C’è una soglia che non deve essere mai valicata. Pure se il lavoratore è uno di quelli che di lavorare non ne vuole proprio sentire parlare. A dirlo è una sentenza della Cassazione che ha stabilito che "la vigilanza sul lavoro, ancorché necessaria nell'organizzazione produttiva" va "mantenuta in una dimensione 'umana' e cioé non esasperata dall'uso di tecnologie" che violano la privacy del dipendente stesso”. Insomma il Grande Fratello nelle imprese non può andare in onda.
La sentenza 15892 della Cassazione ha annullato su queste basi il licenziamento che era stato inflitto ad un dipendente dell'Eni che a dire del datore di lavoro, aveva mostrato un "comportamento malizioso e ripetutamente inadempiente, o comunque idoneo ad ingenerare sfiducia".
Per la Cassazione quindi, pure in presenza di un comportamento grave “svoltosi in maniera sistematica tale da avere spezzato il vincolo fiduciario", il dipendente va immediatamente "reintegrato nel suo posto di lavoro". Allo stesso tempo l’impresa dovrà un risarcimento al lavoratore per i danni pari alla retribuzione di circa 1.500 euro per quattrodici mensilità, ovvero dal giorno del licenziamento a quello della reintegrazione.

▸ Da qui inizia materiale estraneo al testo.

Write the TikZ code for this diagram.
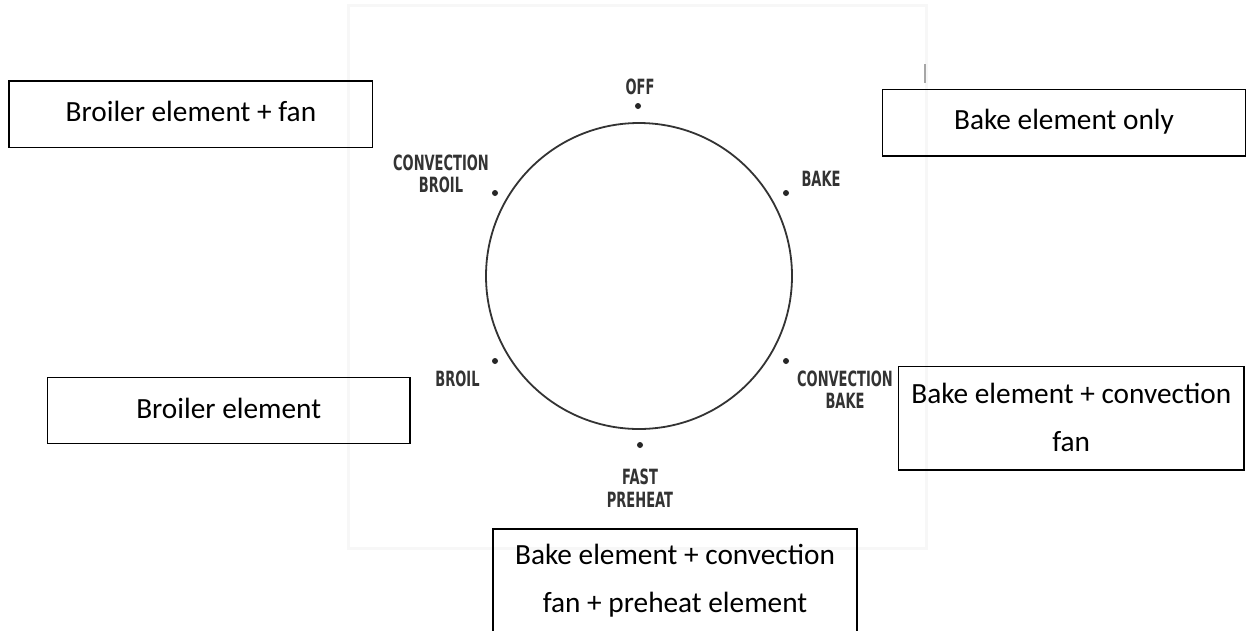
\documentclass[tikz,border=0pt]{standalone}
\usepackage{fontspec}
\setmainfont{Carlito}
\newfontfamily\dialfont[FakeStretch=0.62]{DejaVu Sans}
\begin{document}
\begin{tikzpicture}[x=1pt,y=-1pt,
  box/.style={draw=black, line width=1.3pt, inner sep=0pt},
  boxtext/.style={font=\fontsize{29.3}{47.5}\selectfont, align=center, inner sep=0pt, anchor=base},
  dial/.style={font=\dialfont\bfseries\fontsize{21}{22.5}\selectfont, text=black!80, align=center, inner sep=0pt},
  knobdot/.style={circle, fill=black!85, inner sep=0pt, minimum size=6pt}]
\useasboundingbox (0,0) rectangle (1260,630);
\fill[white] (0,0) rectangle (1260,630);
\clip (0,0) rectangle (1260,630);
% faint photo frame
\draw[black!3, line width=3pt] (348,5) rectangle (926,548);
\draw[black!35, line width=1.5pt] (925,64) -- (925,83);
% dial
\node[draw=black!80, line width=1.8pt, circle, minimum size=306pt, inner sep=0pt] (dial) at (639,276) {};
\node[knobdot] (doff) at (638,106) {};
\node[knobdot] (dbake) at (786,193) {};
\node[knobdot] (dcbake) at (786,361) {};
\node[knobdot] (dfast) at (640,445) {};
\node[knobdot] (dbroil) at (495,361) {};
\node[knobdot] (dcbroil) at (495,193) {};
\node[dial] (loff) at (640,86.5) {OFF};
\node[dial] (lbake) at (821,178.5) {BAKE};
\node[dial] (lcbake) at (845,389.5) {CONVECTION\\BAKE};
\node[dial] (lfast) at (640,488) {FAST\\PREHEAT};
\node[dial] (lbroil) at (457.5,379) {BROIL};
\node[dial] (lcbroil) at (441,174) {CONVECTION\\BROIL};
% boxes
\node[box, minimum width=363.7pt, minimum height=66.7pt] (b1) at (190.9,114.4) {};
\node[boxtext] (t1) at (190.9,121.5) {Broiler element + fan};
\node[box, minimum width=362.6pt, minimum height=66.7pt] (b2) at (1064,122.6) {};
\node[boxtext] (t2) at (1064,129.5) {Bake element only};
\node[box, minimum width=362.7pt, minimum height=66pt] (b3) at (228.7,410.3) {};
\node[boxtext] (t3) at (228.7,418) {Broiler element};
\node[box, minimum width=345.7pt, minimum height=103.3pt] (b4) at (1071.2,418.3) {};
\node[boxtext] (t4) at (1071.2,451) {Bake element + convection\\fan};
\node[box, minimum width=364pt, minimum height=140pt] (b5) at (675,599) {};
\node[boxtext] (t5) at (675,612) {Bake element + convection\\fan + preheat element};
\end{tikzpicture}
\end{document}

La Suprema Corte ricorda che sussiste il "divieto di utilizzazione di mezzi di controllo stabilito dallo Statuto dei lavoratori. La richiesta da parte del datore di lavoro può essere solo condizionata a “esigenze di sicurezza del lavoro". In ogni caso il tutto deve essere condizionato con accordi tramite rappresentanze sindacali aziendali o con la commissione interna, o in difetto, all'autorizzazione dell'ispettorato del lavoro".
D'altronde il diritto alla privacy del dipendente si estende anche durante le attività di lavoro in ufficio. Il Garante nella sua ultima relazione annuale ha ribadito, in occasione di un caso relativo a un lavoratore licenziato per avere consultato siti a contenuto religioso, politico e pornografico, che il datore non può copiare direttamente dalla directory intestata al lavoratore le pagine web senza informare preventivamente il lavoratore. Tale trattamento può essere effettuato senza il consenso solo “se necessario per difendere in giudizio un diritto di pari rango pari a quello dell’interessato della personalità o un altro diritto fondamentale.”